News out of the UK continue to depict a negative first quarter for the country. Whether new opinion poll showing Prime Minister May's lead over the opposition had narrowed by five points, the election race could continue to tighten and put pressure on the economy. This week's British Second Estimate GDP was revised to 0.2%, down from 0.3% back in April.

The soft reading comes at a time when other key indicators are missing their estimates, raising concerns that Brexit is finally taking a toll on the British economy. Consumer spending had its worst quarter since 2014, as nervous consumers are holding back.With the gap between nominal wage gains and inflation set to widen in the coming quarters, GDP growth is likely to remain subdued for the rest of the year. In response to the weaker data, investors have started pricing a more dovish Bank of England as the slowdown in UK activity becomes more visible, and see room for further sterling weakness.

ASIA

China Downgraded

Moody's investors Service downgraded China's credit ratings today. The rating agency elaborated by saying it expects the financial strength of the world's second-largest economy to wear away in the coming years as growth slows and debt continues to increase.
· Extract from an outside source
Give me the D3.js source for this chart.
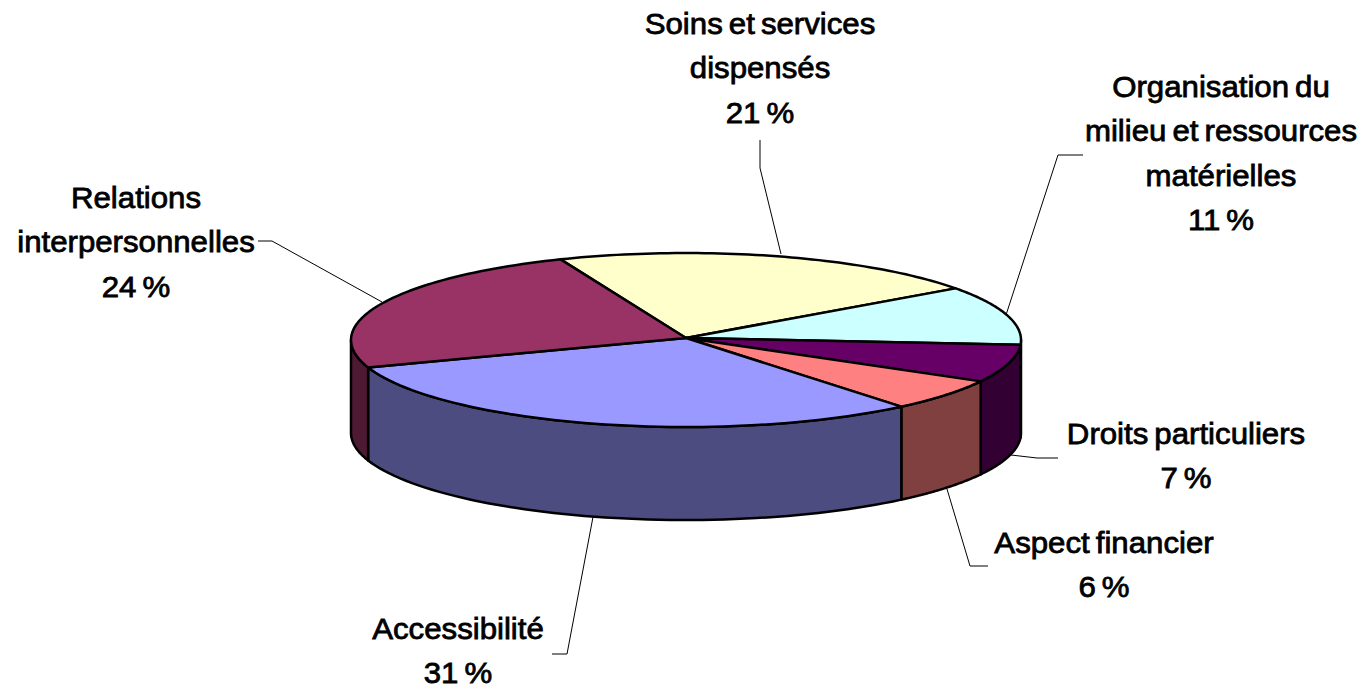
<!DOCTYPE html>
<html><head><meta charset="utf-8">
<script src="https://cdn.jsdelivr.net/npm/d3@7"></script>
<style>html,body{margin:0;padding:0;background:#fff}svg{display:block}
text{font-family:"Liberation Sans",Arial,sans-serif;font-size:30px;fill:#000;stroke:#000;stroke-width:.8px;text-anchor:middle;word-spacing:-2.5px}</style>
</head><body><svg id="c" width="1361" height="686"></svg>
<script>
const categories=["Soins et services dispensés","Organisation du milieu et ressources matérielles","Droits particuliers","Aspect financier","Accessibilité","Relations interpersonnelles"];
const values=[21,11,7,6,31,24];
const topColors=["#ffffcc","#ccffff","#660066","#ff8080","#9999ff","#993366"];
const wallColors=["#808066","#668080","#330033","#804040","#4c4c80","#4d1933"];
const labelLines=[["Soins et services","dispensés","21 %"],["Organisation du","milieu et ressources","matérielles","11 %"],["Droits particuliers","7 %"],["Aspect financier","6 %"],["Accessibilité","31 %"],["Relations","interpersonnelles","24 %"]];
const labelAt=[[760,24],[1221,87],[1186,434],[1104,543],[458,629],[136,198]];
const leaders=[[[781,254],[760,168],[760,140]],[[1006,315],[1058,155],[1083,155]],[[1011,455],[1037,458],[1058,458]],[[947,489],[970,566],[988,566]],[[593,517],[567,654],[552,654]],[[382,302],[272,241],[258,241]]];

const svg=d3.select("#c");
const D2R=Math.PI/180, depth=93, hubLift=2;
const px=d3.scaleLinear().domain([-1,1]).range([351,1021]);
const py=d3.scaleLinear().domain([-1,1]).range([427,253]);
const pie=d3.pie().sort(null).startAngle(-22*D2R).endAngle(338*D2R);
const arcs=pie(values);
const pt=(t,dy=0)=>[px(Math.sin(t)),py(Math.cos(t))+dy];
const samples=(a,b)=>d3.range(0,61).map(i=>a+(b-a)*i/60);
const line=d3.line();

const fa=90*D2R, fb=270*D2R;
arcs.forEach((d,i)=>{
  const a=Math.max(d.startAngle,fa), b=Math.min(d.endAngle,fb);
  if(b<=a) return;
  const s=samples(a,b);
  svg.append("path").attr("d",line([...s.map(t=>pt(t)),...s.slice().reverse().map(t=>pt(t,depth))])+"Z")
    .attr("fill",wallColors[i]).attr("stroke","#000").attr("stroke-width",2.5).attr("stroke-linejoin","round");
});
arcs.forEach((d,i)=>{
  const s=samples(d.startAngle,d.endAngle);
  svg.append("path").attr("d",line([[px(0),py(0)-hubLift],...s.map(t=>pt(t))])+"Z")
    .attr("fill",topColors[i]).attr("stroke","#000").attr("stroke-width",2.5).attr("stroke-linejoin","round");
});
leaders.forEach(l=>svg.append("path").attr("d",line(l)).attr("fill","none").attr("stroke","#000").attr("stroke-width",1));
labelLines.forEach((ls,i)=>{
  const g=svg.append("g").attr("transform",`translate(${labelAt[i][0]},${labelAt[i][1]+10}) scale(1.04,1)`);
  ls.forEach((t,j)=>g.append("text").attr("y",j*44.3).text(t));
});
</script></body></html>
The one-notch downgrade in long-term local and foreign currency issuer ratings, to A1 from Aa3, comes as the Chinese government grapples with the challenges of rising financial risks stemming from years of credit-fuelled stimulus.

Japan CPI higher than expected

The headline CPI rose 0.4% y/y in April in line with a consensus estimate of +0.4% and up from 0.2% previously. The headline CPI ex-fresh food rose 0.3%, up from 0.2% and below the consensus estimate for 0.4%. The headline CPI ex fresh food & energy was unchanged, up from -0.1% and in line with the consensus estimate. The timelier Tokyo CPI was up 0.2% in May versus 0% consensus and up from -0.1% previously. The Tokyo CPI ex-fresh food increased 0.1%, up from -0.1% and above the consensus of unchanged. The Tokyo CPI ex-fresh food & energy was unchanged, up from -0.1% and in line with the consensus estimate. The services PPI rose 0.7% y/y in April, down from 0.8%.